Downtown businesses have complained about homelessness. And there are often people near the Starbucks sleeping on the sidewalk or on the monument itself. Panhandling is common nearby.
Burton said Starbucks employees were known to provide free drinks to homeless people. “And we believe this may have contributed to that environment of unease for their customers and employees,” he said.
Asked specifically about safety at the Monument Circle location, a Starbucks spokesperson sent the following statement:
“We routinely review the partner and customer experience in our stores, to see if the store is thriving, [employees] are feeling supported, and that we are meeting customer needs. Our local leaders are, and have always been, empowered to use the many resources at their disposal to modify store operations and create the best experience for our communities. But when necessary, we will make the decision to close a store.”
Cyndi Carrasco, the Republican running for Marion County prosecutor, jumped on the news about the Starbucks closure with a statement pointing out that Democrat Ryan Mears, who was appointed prosecutor and is seeking a full term, said this week, “Downtown is safe.”
“I wish this were the case,” Carrasco said. “Today, Starbucks announced they will be closing their location right on Monument Circle, the heart of downtown, due to safety concerns for their employees.
Citing citywide statistics—not downtown data—she said “violence throughout Indianapolis is out of control, and our once vibrant and thriving downtown is suffering. People are dying, and businesses are closing.”
Hogsett is seeking additional resources for the IMPD.

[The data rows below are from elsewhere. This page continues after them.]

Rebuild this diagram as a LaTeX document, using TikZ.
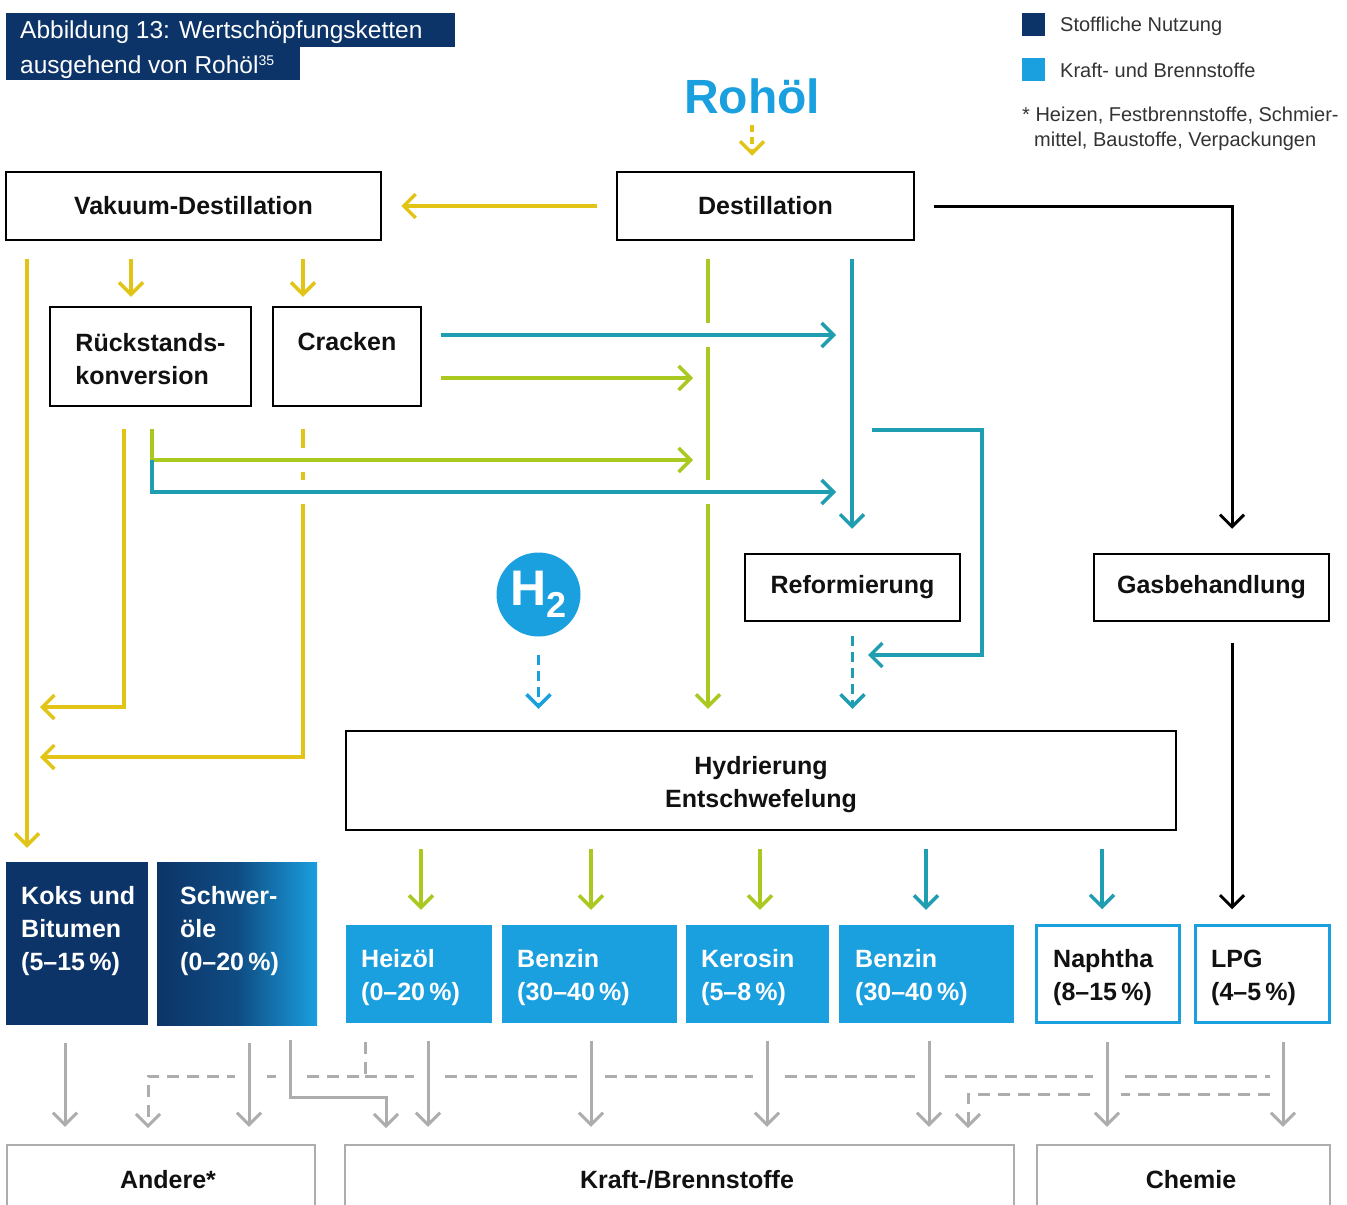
\documentclass[tikz,border=0pt]{standalone}
\usepackage{fontspec}
\setmainfont{Liberation Sans}
\usetikzlibrary{arrows.meta}
\definecolor{navy}{HTML}{0C3468}
\definecolor{lblue}{HTML}{1A9FDF}
\definecolor{ygold}{HTML}{E2C417}
\definecolor{lgreen}{HTML}{A9C820}
\definecolor{tealc}{HTML}{1F9DB1}
\definecolor{greyc}{HTML}{ADADAD}
\definecolor{legtext}{HTML}{333333}
\definecolor{ink}{HTML}{111111}
\tikzset{
  lbl/.style={font=\bfseries\fontsize{25}{33}\selectfont},
  procbox/.style={draw=black, line width=2.5pt, fill=white, inner sep=0pt, lbl, align=center, text=ink},
  prodbox/.style={fill=lblue, inner sep=0pt},
  chembox/.style={draw=lblue, line width=2.5pt, fill=white, inner sep=0pt},
  endbox/.style={draw=greyc, line width=2.5pt, fill=white, inner sep=0pt},
  endtext/.style={lbl, text=ink, inner sep=0pt},
  wtext/.style={lbl, text=white, align=left, inner sep=0pt, anchor=west},
  btext/.style={lbl, text=ink, align=left, inner sep=0pt, anchor=west},
  legtxt/.style={font=\fontsize{20}{25}\selectfont, text=legtext, inner sep=0pt, anchor=base west},
  tip/.style={-{Straight Barb[length=12pt,width=24pt]}},
  yl/.style={draw=ygold, line width=3.5pt},
  gl/.style={draw=lgreen, line width=3.5pt},
  tl/.style={draw=tealc, line width=3.5pt},
  bl/.style={draw=black, line width=3pt},
  gr/.style={draw=greyc, line width=3pt},
  grdash/.style={gr, dash pattern=on 12pt off 8pt},
}
\begin{document}
\begin{tikzpicture}[x=1pt,y=-1pt]
\useasboundingbox (0,0) rectangle (1347,1205);
\clip (0,0) rectangle (1347,1205);

% ---------- title ----------
\fill[navy] (6,13) rectangle (455,47);
\fill[navy] (6,46) rectangle (300,80);
\node[anchor=base west, inner sep=0pt, text=white, font=\fontsize{24.5}{30}\selectfont] (title1) at (20,38) {Abbildung 13: Wertschöpfungsketten};
\node[anchor=base west, inner sep=0pt, text=white, font=\fontsize{24.5}{30}\selectfont] (title2) at (20,73) {ausgehend von Rohöl\raisebox{8pt}{\fontsize{14}{14}\selectfont 35}};

% ---------- legend ----------
\node[fill=navy, minimum size=23pt, inner sep=0pt] (legsq1) at (1033.5,24.5) {};
\node[fill=lblue, minimum size=23pt, inner sep=0pt] (legsq2) at (1033.5,69.5) {};
\node[legtxt] (leg1) at (1060,31) {Stoffliche Nutzung};
\node[legtxt] (leg2) at (1060,77) {Kraft- und Brennstoffe};
\node[legtxt] (foot1) at (1022,121) {* Heizen, Festbrennstoffe, Schmier-};
\node[legtxt] (foot2) at (1034,146) {mittel, Baustoffe, Verpackungen};

% ---------- top ----------
\node[font=\bfseries\fontsize{48}{50}\selectfont, text=lblue, inner sep=0pt] (rohoel) at (752,96) {Rohöl};

\node[procbox, minimum width=375pt, minimum height=68pt] (vak) at (193.5,206) {Vakuum-Destillation};
\node[procbox, minimum width=297pt, minimum height=68pt] (destil) at (765.5,206) {Destillation};
\node[procbox, minimum width=201pt, minimum height=99pt] (rueck) at (150.5,356.5) {};
\node[lbl, text=ink, inner sep=0pt, align=left] (rueckT) at (150.5,359) {Rückstands-\\konversion};
\node[procbox, minimum width=148pt, minimum height=99pt] (crack) at (347,356.5) {};
\node[lbl, text=ink, inner sep=0pt] (crackT) at (347,342) {Cracken};
\node[procbox, minimum width=215pt, minimum height=67pt] (reform) at (852.5,587.5) {Reformierung};
\node[procbox, minimum width=235pt, minimum height=67pt] (gas) at (1211.5,587.5) {Gasbehandlung};
\node[procbox, minimum width=830pt, minimum height=99pt] (hydr) at (761,780.5) {};
\node[lbl, text=ink, inner sep=0pt, align=center] (hydrT) at (761,785) {Hydrierung\\Entschwefelung};

\node[circle, fill=lblue, minimum size=84pt, inner sep=0pt, text=white] (htwo) at (538.5,594.5)
  {\bfseries\fontsize{50}{50}\selectfont H\kern0pt\raisebox{-12pt}{\fontsize{36}{36}\selectfont 2}};

% ---------- product boxes ----------
\node[fill=navy, inner sep=0pt, minimum width=142pt, minimum height=163pt] (koks) at (77,943.5) {};
\node[wtext] (koksT) at (21,931) {Koks und\\Bitumen\\(5–15\,\%)};
\node[left color=navy, right color=lblue, middle color=navy!78!lblue, inner sep=0pt, minimum width=160pt, minimum height=163pt] (schwer) at (237,943.5) {};
\node[wtext] (schwerT) at (180,931) {Schwer-\\öle\\(0–20\,\%)};

\node[prodbox, minimum width=146pt, minimum height=98pt] (heiz) at (419,974) {};
\node[wtext] (heizT) at (361,978) {Heizöl\\(0–20\,\%)};
\node[prodbox, minimum width=175pt, minimum height=98pt] (benzA) at (589.5,974) {};
\node[wtext] (benzAT) at (517,978) {Benzin\\(30–40\,\%)};
\node[prodbox, minimum width=143pt, minimum height=98pt] (kero) at (757.5,974) {};
\node[wtext] (keroT) at (701,978) {Kerosin\\(5–8\,\%)};
\node[prodbox, minimum width=175pt, minimum height=98pt] (benzB) at (926.5,974) {};
\node[wtext] (benzBT) at (855,978) {Benzin\\(30–40\,\%)};
\node[chembox, minimum width=143pt, minimum height=97pt] (naph) at (1108,974) {};
\node[btext] (naphT) at (1053,978) {Naphtha\\(8–15\,\%)};
\node[chembox, minimum width=134pt, minimum height=97pt] (lpg) at (1262.5,974) {};
\node[btext] (lpgT) at (1211,978) {LPG\\(4–5\,\%)};

% ---------- end boxes ----------
\node[endbox, minimum width=308pt, minimum height=72pt] (andere) at (161,1181) {};
\node[endtext] (andereT) at (168,1180) {Andere*};
\node[endbox, minimum width=669pt, minimum height=72pt] (kraft) at (679.5,1181) {};
\node[endtext] (kraftT) at (687,1180) {Kraft-/Brennstoffe};
\node[endbox, minimum width=293pt, minimum height=72pt] (chemie) at (1183.5,1181) {};
\node[endtext] (chemieT) at (1191,1180) {Chemie};

% ---------- helper coordinates ----------
\coordinate (c27) at (27,0);   \coordinate (c131) at (131,0); \coordinate (c303) at (303,0);
\coordinate (c124) at (124,0); \coordinate (c152) at (152,0); \coordinate (c708) at (708,0);
\coordinate (c852) at (852,0); \coordinate (c1232) at (1232,0);
\coordinate (r335) at (0,335); \coordinate (r378) at (0,378);
\coordinate (y4e) at (40,707); \coordinate (y5e) at (40,757);
\coordinate (g1e) at (693,378); \coordinate (g2e) at (693,460);
\coordinate (t1e) at (836,335); \coordinate (t2s) at (152,460); \coordinate (t2e) at (836,492);
\coordinate (t4s) at (872,430); \coordinate (t4c) at (982,655); \coordinate (t4e) at (868,655);

% ---------- Rohöl arrow ----------
\draw[yl, tip, dash pattern=on 7pt off 5pt, shorten <=11pt, shorten >=15pt] (rohoel.south) -- (rohoel.south |- destil.north);

% ---------- verticals first ----------
\draw[yl, tip, shorten <=19pt, shorten >=19pt] (destil.west) -- (vak.east);
\draw[yl, tip, shorten <=18pt, shorten >=14pt] (vak.south -| c27) -- (koks.north -| c27);
\draw[yl, tip, shorten <=18pt, shorten >=9pt] (vak.south -| c131) -- (rueck.north -| c131);
\draw[yl, tip, shorten <=18pt, shorten >=9pt] (vak.south -| c303) -- (crack.north -| c303);
\draw[yl, tip, shorten <=22pt] (rueck.south -| c124) |- (y4e);
\draw[yl, tip, shorten <=22pt] (crack.south -| c303) |- (y5e);
\draw[gl, tip, shorten <=18pt, shorten >=21pt] (destil.south -| c708) -- (hydr.north -| c708);
\draw[tl, tip, shorten <=18pt, shorten >=24pt] (destil.south -| c852) -- (reform.north -| c852);

% knockouts at crossings
\foreach \x/\y in {708/335, 708/492, 303/460, 303/492}
  \fill[white] (\x-6,\y-12) rectangle (\x+6,\y+12);

% ---------- horizontals ----------
\draw[tl, tip, shorten <=19pt] (crack.east |- r335) -- (t1e);
\draw[gl, tip, shorten <=19pt] (crack.east |- r378) -- (g1e);
\draw[gl, tip, shorten <=22pt] (rueck.south -| c152) |- (g2e);
\draw[tl, tip] (t2s) |- (t2e);
\draw[tl, tip] (t4s) -| (t4c) -- (t4e);
\draw[tl, tip, dash pattern=on 10pt off 6pt, shorten <=14pt, shorten >=21pt] (reform.south) -- (hydr.north -| reform.south);
\draw[draw=lblue, line width=3.5pt, tip, dash pattern=on 10pt off 6pt, shorten <=18pt, shorten >=21pt] (htwo.south) -- (hydr.north -| htwo.south);

% ---------- black ----------
\draw[bl, tip, shorten <=19pt, shorten >=24pt] (destil.east) -| (gas.north -| c1232);
\draw[bl, tip, shorten <=21pt, shorten >=15pt] (gas.south -| c1232) -- (lpg.north -| c1232);

% ---------- hydrierung outputs ----------
\foreach \x/\c/\t in {421/lgreen/heiz, 591/lgreen/benzA, 760/lgreen/kero, 926/tealc/benzB, 1102/tealc/naph} {
  \coordinate (col) at (\x,0);
  \draw[draw=\c, line width=3.5pt, tip, shorten <=18pt, shorten >=15pt] (hydr.south -| col) -- (\t.north -| col);
}

% ---------- grey bottom ----------
\coordinate (d365) at (365,1042); \coordinate (d365b) at (365,1076);
\coordinate (dA) at (148,1128); \coordinate (dEnd) at (1270,1076);
\coordinate (eS) at (1270,1094); \coordinate (eE) at (968,1128);
\draw[grdash, tip] (d365) -- (d365b) -| (dA);
\draw[grdash] (d365b) -- (dEnd);
\draw[grdash, tip] (eS) -| (eE);

\foreach \x in {249, 290, 428, 591, 767, 929, 1107}
  \fill[white] (\x-14,1071) rectangle (\x+14,1081);
\fill[white] (1107-14,1089) rectangle (1107+14,1099);

\foreach \x/\s/\t in {65/koks/andere, 249/schwer/andere, 428/heiz/kraft, 591/benzA/kraft, 767/kero/kraft, 929/benzB/kraft, 1107/naph/chemie, 1283/lpg/chemie} {
  \coordinate (gcol) at (\x,0);
  \draw[gr, tip, shorten <=18pt, shorten >=17pt] (\s.south -| gcol) -- (\t.north -| gcol);
}
\coordinate (c290) at (290,0); \coordinate (k386) at (386,1097); \coordinate (k386e) at (386,1128);
\draw[gr, tip, shorten <=15pt] (schwer.south -| c290) |- (k386) -- (k386e);
\end{tikzpicture}
\end{document}
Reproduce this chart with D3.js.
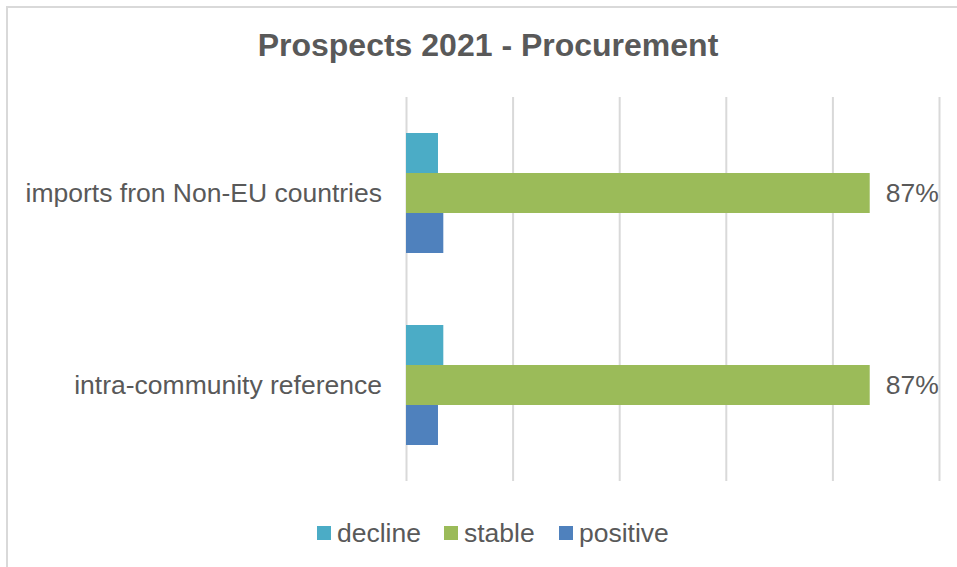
<!DOCTYPE html>
<html lang="en">
<head>
  <meta charset="UTF-8">
  <title>Prospects 2021 - Procurement</title>
  <style>
    body { margin: 0; background: #fff; font-family: "Liberation Sans", Arial, sans-serif; }
    .grid line { stroke: #d9d9d9; stroke-width: 2px; }
    .grid path { display: none; }
  </style>
</head>
<body>
  <svg id="chart" width="957" height="567"></svg>
  <script src="https://cdn.jsdelivr.net/npm/d3@7"></script>
  <script>
    const categories = ["imports fron Non-EU countries", "intra-community reference"];
    const seriesNames = ["decline", "stable", "positive"];
    const decline = [0.06, 0.07];
    const stable = [0.87, 0.87];
    const positive = [0.07, 0.06];
    const xTicks = [0, 0.2, 0.4, 0.6, 0.8, 1.0];

    const colors = { decline: "#4bacc6", stable: "#9bbb59", positive: "#4f81bd" };
    const values = { decline, stable, positive };
    const textColor = "#595959";
    const fontSize = "26.5px";

    const svg = d3.select("#chart");

    // chart frame (only left/top visible in the picture)
    svg.append("rect")
      .attr("x", 7).attr("y", 7)
      .attr("width", 980).attr("height", 600)
      .attr("fill", "none")
      .attr("stroke", "#d9d9d9")
      .attr("stroke-width", 2);

    svg.append("text")
      .attr("x", 488).attr("y", 56)
      .attr("text-anchor", "middle")
      .attr("font-size", "32px")
      .attr("font-weight", "bold")
      .attr("fill", textColor)
      .text("Prospects 2021 - Procurement");

    const x = d3.scaleLinear().domain([0, 1]).range([406, 939]);
    const y = d3.scaleBand().domain(categories).range([97, 481]).padding(0);
    const ySub = d3.scaleBand().domain(seriesNames).range([0, y.bandwidth()])
      .paddingInner(0).paddingOuter(0.9);

    svg.append("g")
      .attr("class", "grid")
      .attr("transform", "translate(0,481)")
      .call(d3.axisBottom(x).tickValues(xTicks).tickSize(-384).tickFormat(""));

    const groups = svg.append("g")
      .selectAll("g")
      .data(categories)
      .join("g")
      .attr("transform", d => `translate(0,${y(d)})`);

    groups.selectAll("rect")
      .data((c, i) => seriesNames.map(s => ({ s, v: values[s][i] })))
      .join("rect")
      .attr("x", x(0))
      .attr("y", d => ySub(d.s))
      .attr("width", d => x(d.v) - x(0))
      .attr("height", ySub.bandwidth())
      .attr("fill", d => colors[d.s]);

    // value labels for stable series
    groups.append("text")
      .attr("x", (c, i) => x(stable[i]) + 16)
      .attr("y", ySub("stable") + ySub.bandwidth() / 2)
      .attr("dy", "0.35em")
      .attr("font-size", fontSize)
      .attr("fill", textColor)
      .text((c, i) => d3.format(".0%")(stable[i]));

    // category labels
    svg.append("g")
      .selectAll("text")
      .data(categories)
      .join("text")
      .attr("x", 382)
      .attr("y", d => y(d) + y.bandwidth() / 2)
      .attr("dy", "0.35em")
      .attr("text-anchor", "end")
      .attr("font-size", fontSize)
      .attr("fill", textColor)
      .text(d => d);

    // legend
    const legendX = [317, 444, 559];
    const legend = svg.append("g")
      .selectAll("g")
      .data(seriesNames)
      .join("g")
      .attr("transform", (d, i) => `translate(${legendX[i]},526)`);
    legend.append("rect")
      .attr("width", 14).attr("height", 14)
      .attr("fill", d => colors[d]);
    legend.append("text")
      .attr("x", 20).attr("y", 7)
      .attr("dy", "0.35em")
      .attr("font-size", fontSize)
      .attr("fill", textColor)
      .text(d => d);
  </script>
</body>
</html>
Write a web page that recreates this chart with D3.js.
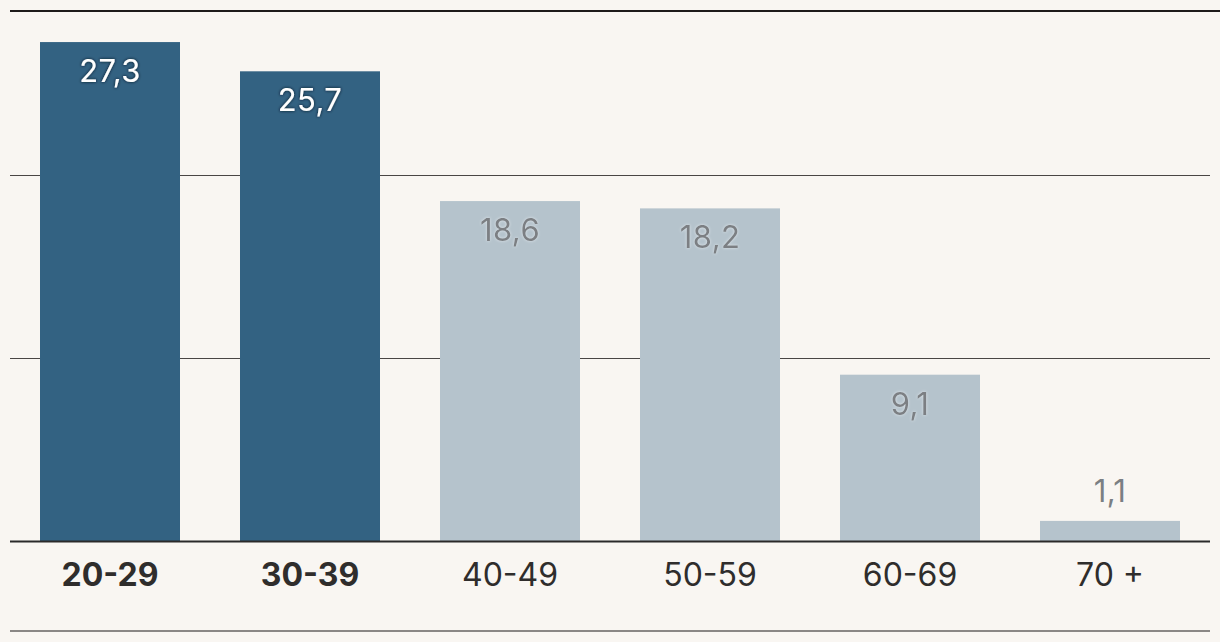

The City-County Council is expected to vote Monday on his proposed 2023 budget, which “features an unprecedented public safety investment that helps fund 200 additional IMPD officer positions, increases first-year officer pay, and continues to build out robust law enforcement technology,” Bode said. He could not say how many of those officers might be part of the downtown district, but he said that ” if we are successful in filling our budgeted positions, every IMPD district will see their officer ranks boosted.”
Starbucks said that employees affected by the Monument Circle closure will have a chance to transfer to a different Starbucks location.
Starbucks has six other locations within downtown’s mile square. Three are located inside hotels, one is in a Kroger, one is at 430 N. Massachusetts Ave. and the other at 414 W. Vermont, part of street-level retail at a Hampton Inn.